Task details — Copy the data below exactly, omitting any picture it contains.

— BEGIN —

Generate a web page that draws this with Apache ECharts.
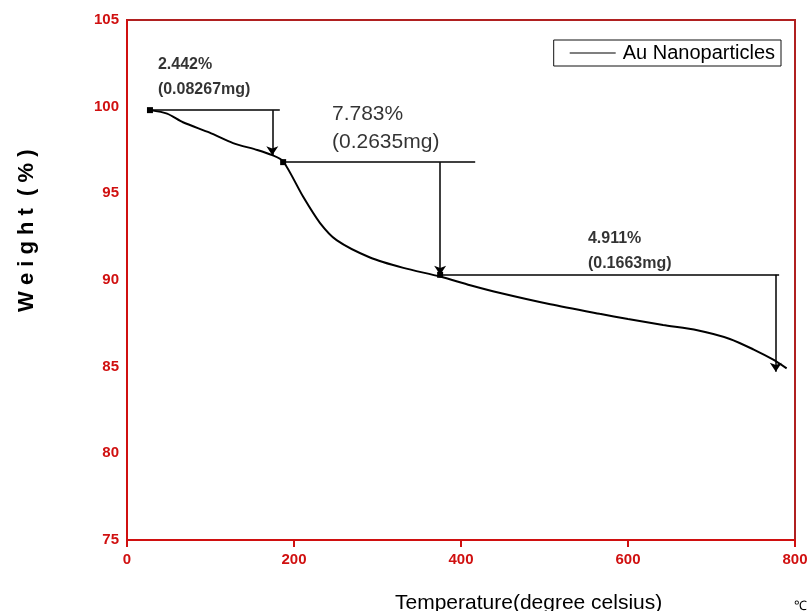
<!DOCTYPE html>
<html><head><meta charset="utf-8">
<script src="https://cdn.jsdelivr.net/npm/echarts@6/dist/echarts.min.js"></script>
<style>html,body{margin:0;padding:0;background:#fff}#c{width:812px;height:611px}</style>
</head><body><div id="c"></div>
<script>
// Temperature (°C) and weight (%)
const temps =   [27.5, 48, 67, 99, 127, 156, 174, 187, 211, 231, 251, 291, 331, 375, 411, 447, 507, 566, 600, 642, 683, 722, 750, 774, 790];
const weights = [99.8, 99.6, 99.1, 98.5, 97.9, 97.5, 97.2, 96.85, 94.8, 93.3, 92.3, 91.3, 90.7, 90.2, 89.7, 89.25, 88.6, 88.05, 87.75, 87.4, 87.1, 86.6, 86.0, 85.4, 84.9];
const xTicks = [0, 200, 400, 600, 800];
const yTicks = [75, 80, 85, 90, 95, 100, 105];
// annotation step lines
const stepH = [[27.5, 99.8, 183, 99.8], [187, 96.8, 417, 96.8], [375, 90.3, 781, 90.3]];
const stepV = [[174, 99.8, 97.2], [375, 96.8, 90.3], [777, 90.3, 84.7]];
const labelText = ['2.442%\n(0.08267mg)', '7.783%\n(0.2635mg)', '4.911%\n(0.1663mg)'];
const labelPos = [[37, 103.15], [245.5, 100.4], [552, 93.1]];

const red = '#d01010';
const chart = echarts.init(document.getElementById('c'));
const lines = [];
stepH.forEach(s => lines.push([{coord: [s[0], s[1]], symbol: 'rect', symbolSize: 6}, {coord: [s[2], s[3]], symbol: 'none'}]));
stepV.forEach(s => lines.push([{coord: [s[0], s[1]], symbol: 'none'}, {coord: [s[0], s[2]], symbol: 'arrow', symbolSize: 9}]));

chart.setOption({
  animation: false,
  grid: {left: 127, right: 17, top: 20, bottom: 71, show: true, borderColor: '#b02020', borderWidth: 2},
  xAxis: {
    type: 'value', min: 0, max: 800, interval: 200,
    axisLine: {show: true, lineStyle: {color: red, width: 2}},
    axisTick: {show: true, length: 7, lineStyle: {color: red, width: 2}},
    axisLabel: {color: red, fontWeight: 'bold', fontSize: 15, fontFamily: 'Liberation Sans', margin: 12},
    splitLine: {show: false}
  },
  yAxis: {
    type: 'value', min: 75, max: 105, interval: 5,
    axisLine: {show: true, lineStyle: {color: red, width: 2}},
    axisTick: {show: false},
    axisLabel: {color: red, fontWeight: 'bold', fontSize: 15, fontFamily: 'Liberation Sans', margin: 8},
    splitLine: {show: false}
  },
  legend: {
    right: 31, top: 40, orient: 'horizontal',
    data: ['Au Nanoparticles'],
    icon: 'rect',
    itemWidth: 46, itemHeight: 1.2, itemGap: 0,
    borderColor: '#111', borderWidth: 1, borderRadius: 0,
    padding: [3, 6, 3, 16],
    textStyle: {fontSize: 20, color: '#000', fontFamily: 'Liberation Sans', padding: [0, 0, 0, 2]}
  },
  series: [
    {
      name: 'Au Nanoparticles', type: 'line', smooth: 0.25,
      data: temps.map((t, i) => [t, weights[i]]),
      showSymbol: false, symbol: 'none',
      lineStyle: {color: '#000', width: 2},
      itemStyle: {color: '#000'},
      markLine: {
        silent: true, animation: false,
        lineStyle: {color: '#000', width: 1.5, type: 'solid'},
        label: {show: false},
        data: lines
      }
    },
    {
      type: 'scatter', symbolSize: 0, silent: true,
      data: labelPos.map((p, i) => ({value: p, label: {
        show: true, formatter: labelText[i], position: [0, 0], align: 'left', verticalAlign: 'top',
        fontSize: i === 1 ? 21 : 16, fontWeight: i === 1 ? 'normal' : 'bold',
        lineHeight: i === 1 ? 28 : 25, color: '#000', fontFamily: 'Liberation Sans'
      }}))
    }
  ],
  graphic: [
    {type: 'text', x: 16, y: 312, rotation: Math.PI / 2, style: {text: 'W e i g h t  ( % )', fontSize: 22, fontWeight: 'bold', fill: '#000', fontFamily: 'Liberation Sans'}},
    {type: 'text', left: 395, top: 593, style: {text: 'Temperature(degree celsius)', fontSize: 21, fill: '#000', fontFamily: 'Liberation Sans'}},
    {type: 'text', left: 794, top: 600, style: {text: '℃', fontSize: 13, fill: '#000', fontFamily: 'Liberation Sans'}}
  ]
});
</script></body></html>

— END —

Task answer —
Generate a web page that draws this with Apache ECharts.
<!DOCTYPE html>
<html><head><meta charset="utf-8">
<script src="https://cdn.jsdelivr.net/npm/echarts@6/dist/echarts.min.js"></script>
<style>html,body{margin:0;padding:0;background:#fff}#c{width:812px;height:611px}</style>
</head><body><div id="c"></div>
<script>
// Temperature (°C) and weight (%)
const temps =   [27.5, 48, 67, 99, 127, 156, 174, 187, 211, 231, 251, 291, 331, 375, 411, 447, 507, 566, 600, 642, 683, 722, 750, 774, 790];
const weights = [99.8, 99.6, 99.1, 98.5, 97.9, 97.5, 97.2, 96.85, 94.8, 93.3, 92.3, 91.3, 90.7, 90.2, 89.7, 89.25, 88.6, 88.05, 87.75, 87.4, 87.1, 86.6, 86.0, 85.4, 84.9];
const xTicks = [0, 200, 400, 600, 800];
const yTicks = [75, 80, 85, 90, 95, 100, 105];
// annotation step lines
const stepH = [[27.5, 99.8, 183, 99.8], [187, 96.8, 417, 96.8], [375, 90.3, 781, 90.3]];
const stepV = [[174, 99.8, 97.2], [375, 96.8, 90.3], [777, 90.3, 84.7]];
const labelText = ['2.442%\n(0.08267mg)', '7.783%\n(0.2635mg)', '4.911%\n(0.1663mg)'];
const labelPos = [[37, 103.15], [245.5, 100.4], [552, 93.1]];

const red = '#d01010';
const chart = echarts.init(document.getElementById('c'));
const lines = [];
stepH.forEach(s => lines.push([{coord: [s[0], s[1]], symbol: 'rect', symbolSize: 6}, {coord: [s[2], s[3]], symbol: 'none'}]));
stepV.forEach(s => lines.push([{coord: [s[0], s[1]], symbol: 'none'}, {coord: [s[0], s[2]], symbol: 'arrow', symbolSize: 9}]));

chart.setOption({
  animation: false,
  grid: {left: 127, right: 17, top: 20, bottom: 71, show: true, borderColor: '#b02020', borderWidth: 2},
  xAxis: {
    type: 'value', min: 0, max: 800, interval: 200,
    axisLine: {show: true, lineStyle: {color: red, width: 2}},
    axisTick: {show: true, length: 7, lineStyle: {color: red, width: 2}},
    axisLabel: {color: red, fontWeight: 'bold', fontSize: 15, fontFamily: 'Liberation Sans', margin: 12},
    splitLine: {show: false}
  },
  yAxis: {
    type: 'value', min: 75, max: 105, interval: 5,
    axisLine: {show: true, lineStyle: {color: red, width: 2}},
    axisTick: {show: false},
    axisLabel: {color: red, fontWeight: 'bold', fontSize: 15, fontFamily: 'Liberation Sans', margin: 8},
    splitLine: {show: false}
  },
  legend: {
    right: 31, top: 40, orient: 'horizontal',
    data: ['Au Nanoparticles'],
    icon: 'rect',
    itemWidth: 46, itemHeight: 1.2, itemGap: 0,
    borderColor: '#111', borderWidth: 1, borderRadius: 0,
    padding: [3, 6, 3, 16],
    textStyle: {fontSize: 20, color: '#000', fontFamily: 'Liberation Sans', padding: [0, 0, 0, 2]}
  },
  series: [
    {
      name: 'Au Nanoparticles', type: 'line', smooth: 0.25,
      data: temps.map((t, i) => [t, weights[i]]),
      showSymbol: false, symbol: 'none',
      lineStyle: {color: '#000', width: 2},
      itemStyle: {color: '#000'},
      markLine: {
        silent: true, animation: false,
        lineStyle: {color: '#000', width: 1.5, type: 'solid'},
        label: {show: false},
        data: lines
      }
    },
    {
      type: 'scatter', symbolSize: 0, silent: true,
      data: labelPos.map((p, i) => ({value: p, label: {
        show: true, formatter: labelText[i], position: [0, 0], align: 'left', verticalAlign: 'top',
        fontSize: i === 1 ? 21 : 16, fontWeight: i === 1 ? 'normal' : 'bold',
        lineHeight: i === 1 ? 28 : 25, color: '#000', fontFamily: 'Liberation Sans'
      }}))
    }
  ],
  graphic: [
    {type: 'text', x: 16, y: 312, rotation: Math.PI / 2, style: {text: 'W e i g h t  ( % )', fontSize: 22, fontWeight: 'bold', fill: '#000', fontFamily: 'Liberation Sans'}},
    {type: 'text', left: 395, top: 593, style: {text: 'Temperature(degree celsius)', fontSize: 21, fill: '#000', fontFamily: 'Liberation Sans'}},
    {type: 'text', left: 794, top: 600, style: {text: '℃', fontSize: 13, fill: '#000', fontFamily: 'Liberation Sans'}}
  ]
});
</script></body></html>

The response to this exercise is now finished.